* SUPPLIED INFORMATION *
* * * * *

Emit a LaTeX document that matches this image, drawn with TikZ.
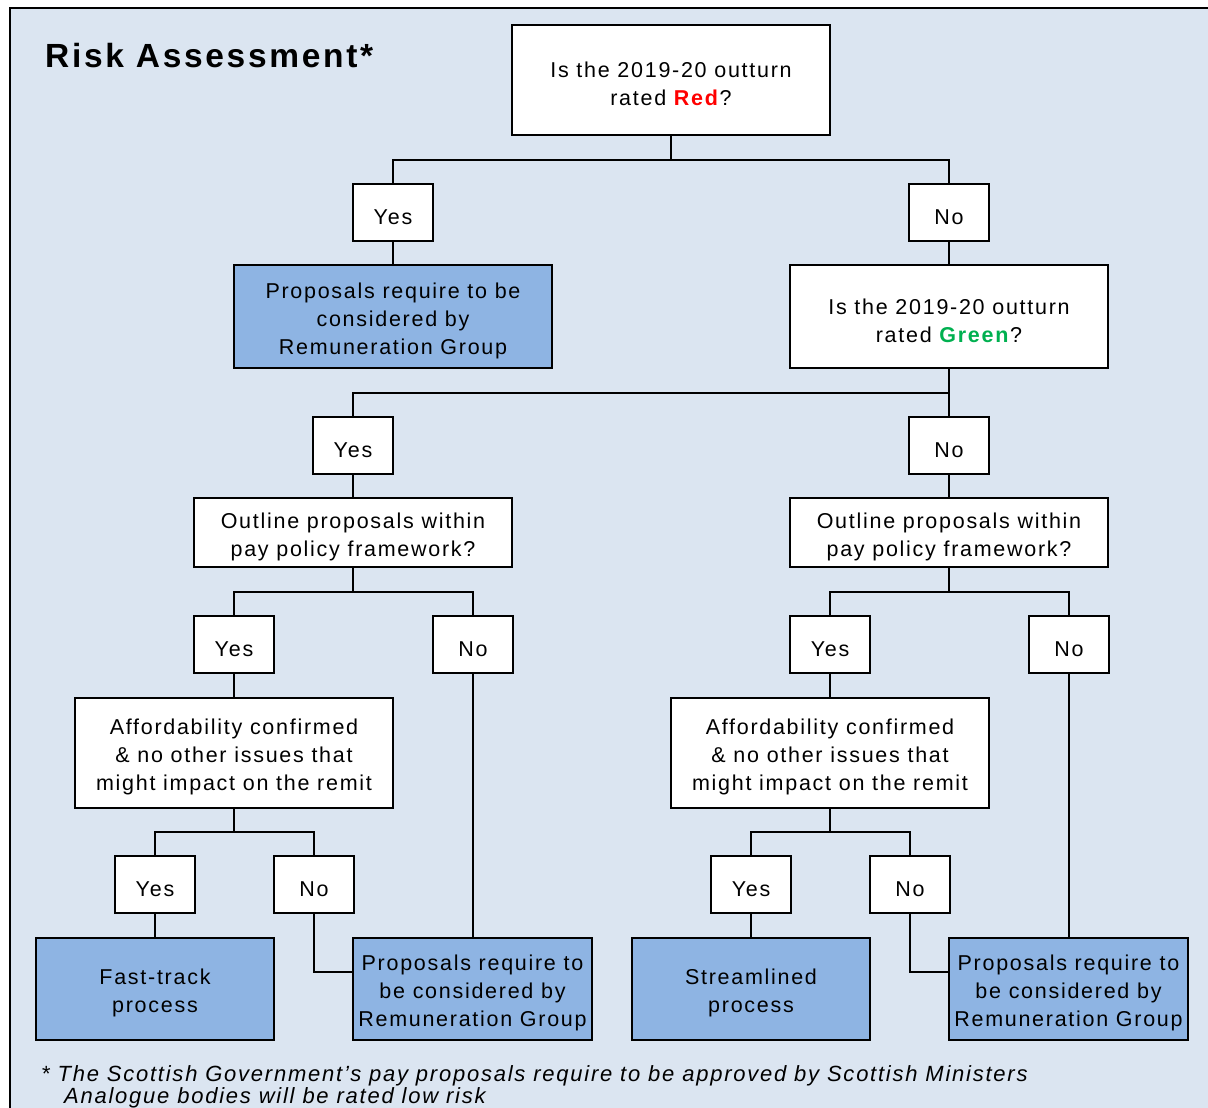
\documentclass[tikz,border=0pt]{standalone}
\usepackage{fontspec}
\setmainfont{Liberation Sans}[LetterSpace=8]
\definecolor{bgcol}{HTML}{DBE5F1}
\definecolor{bluecol}{HTML}{8EB4E3}
\definecolor{redtxt}{HTML}{FF0000}
\definecolor{greentxt}{HTML}{00B050}
\newcommand{\tl}{\rule{0pt}{24pt}}
\tikzset{
  qbox/.style={draw=black, line width=1.9pt, fill=white, align=center, inner sep=0pt,
    font=\fontsize{21.5}{28}\selectfont},
  ansbox/.style={qbox, minimum width=80pt, minimum height=57pt},
  outbox/.style={qbox, fill=bluecol},
  conn/.style={line width=2pt, draw=black},
  fnote/.style={anchor=base west, inner sep=0pt, font=\fontsize{22}{26}\selectfont\itshape},
}
\begin{document}
\begin{tikzpicture}[x=1pt,y=-1pt]
\useasboundingbox (0,0) rectangle (1208,1108);
\draw[fill=bgcol, line width=2pt] (10,8) rectangle (1240,1140);
\node[anchor=base west, font=\fontsize{33.5}{40}\selectfont\bfseries, inner sep=0pt] (title) at (45,67) {Risk Assessment*};

\node[qbox, minimum width=318pt, minimum height=110pt] (q1) at (671,80) {\tl Is the 2019-20 outturn\\rated \textcolor{redtxt}{\textbf{Red}}?};
\node[ansbox] (y1) at (393,212.5) {\tl Yes};
\node[ansbox] (n1) at (949,212.5) {\tl No};
\node[outbox, minimum width=318pt, minimum height=103pt] (r1) at (393,316.5) {\tl Proposals require to be\\considered by\\Remuneration Group};
\node[qbox, minimum width=318pt, minimum height=103pt] (q2) at (949,316.5) {\tl Is the 2019-20 outturn\\rated \textcolor{greentxt}{\textbf{Green}}?};
\node[ansbox] (y2) at (353,445.5) {\tl Yes};
\node[ansbox] (n2) at (949,445.5) {\tl No};
\node[qbox, minimum width=318pt, minimum height=69pt] (o1) at (353,532.5) {\tl Outline proposals within\\pay policy framework?};
\node[qbox, minimum width=318pt, minimum height=69pt] (o2) at (949,532.5) {\tl Outline proposals within\\pay policy framework?};
\node[ansbox] (y3) at (234,644.5) {\tl Yes};
\node[ansbox] (n3) at (473,644.5) {\tl No};
\node[ansbox] (y4) at (830,644.5) {\tl Yes};
\node[ansbox] (n4) at (1069,644.5) {\tl No};
\node[qbox, minimum width=318pt, minimum height=110pt] (a1) at (234,753) {\tl Affordability confirmed\\\& no other issues that\\might impact on the remit};
\node[qbox, minimum width=318pt, minimum height=110pt] (a2) at (830,753) {\tl Affordability confirmed\\\& no other issues that\\might impact on the remit};
\node[ansbox] (y5) at (155,884.5) {\tl Yes};
\node[ansbox] (n5) at (314,884.5) {\tl No};
\node[ansbox] (y6) at (751,884.5) {\tl Yes};
\node[ansbox] (n6) at (910,884.5) {\tl No};
\node[outbox, minimum width=238pt, minimum height=102pt] (f1) at (155,989) {\tl Fast-track\\process};
\node[outbox, minimum width=239pt, minimum height=102pt] (r2) at (472.5,989) {\tl Proposals require to\\be considered by\\Remuneration Group};
\node[outbox, minimum width=238pt, minimum height=102pt] (s1) at (751,989) {\tl Streamlined\\process};
\node[outbox, minimum width=239pt, minimum height=102pt] (r3) at (1068.5,989) {\tl Proposals require to\\be considered by\\Remuneration Group};

% connectors
\draw[conn] (q1.south) -- ++(0,24) coordinate (j1);
\draw[conn] (y1.north) |- (j1) -| (n1.north);
\draw[conn] (y1.south) -- (r1.north);
\draw[conn] (n1.south) -- (q2.north);
\draw[conn] (q2.south) -- (n2.north);
\path (q2.south) -- ++(0,24) coordinate (j2);
\draw[conn] (y2.north) |- (j2);
\draw[conn] (y2.south) -- (o1.north);
\draw[conn] (n2.south) -- (o2.north);
\draw[conn] (o1.south) -- ++(0,24) coordinate (j3);
\draw[conn] (y3.north) |- (j3) -| (n3.north);
\draw[conn] (o2.south) -- ++(0,24) coordinate (j4);
\draw[conn] (y4.north) |- (j4) -| (n4.north);
\draw[conn] (y3.south) -- (a1.north);
\draw[conn] (y4.south) -- (a2.north);
\draw[conn] (n3.south) -- (n3.south |- r2.north);
\draw[conn] (n4.south) -- (n4.south |- r3.north);
\draw[conn] (a1.south) -- ++(0,23) coordinate (j5);
\draw[conn] (y5.north) |- (j5) -| (n5.north);
\draw[conn] (a2.south) -- ++(0,23) coordinate (j6);
\draw[conn] (y6.north) |- (j6) -| (n6.north);
\draw[conn] (y5.south) -- (f1.north);
\draw[conn] (y6.south) -- (s1.north);
\draw[conn] (n5.south) |- ([yshift=17pt]r2.west);
\draw[conn] (n6.south) |- ([yshift=17pt]r3.west);

% footnote
\node[fnote] (fn1) at (41,1081) {* The Scottish Government's pay proposals require to be approved by Scottish Ministers};
\node[fnote] (fn2) at (64,1103) {Analogue bodies will be rated low risk};
\end{tikzpicture}
\end{document}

* * * * *

* GIVEN INSTRUCTION *
Pick out the lines containing the string "that".

* EXERCISE ANSWER *
Emit a LaTeX document that matches this image, drawn with TikZ.
\node[qbox, minimum width=318pt, minimum height=110pt] (a1) at (234,753) {\tl Affordability confirmed\\\& no other issues that\\might impact on the remit};
\node[qbox, minimum width=318pt, minimum height=110pt] (a2) at (830,753) {\tl Affordability confirmed\\\& no other issues that\\might impact on the remit};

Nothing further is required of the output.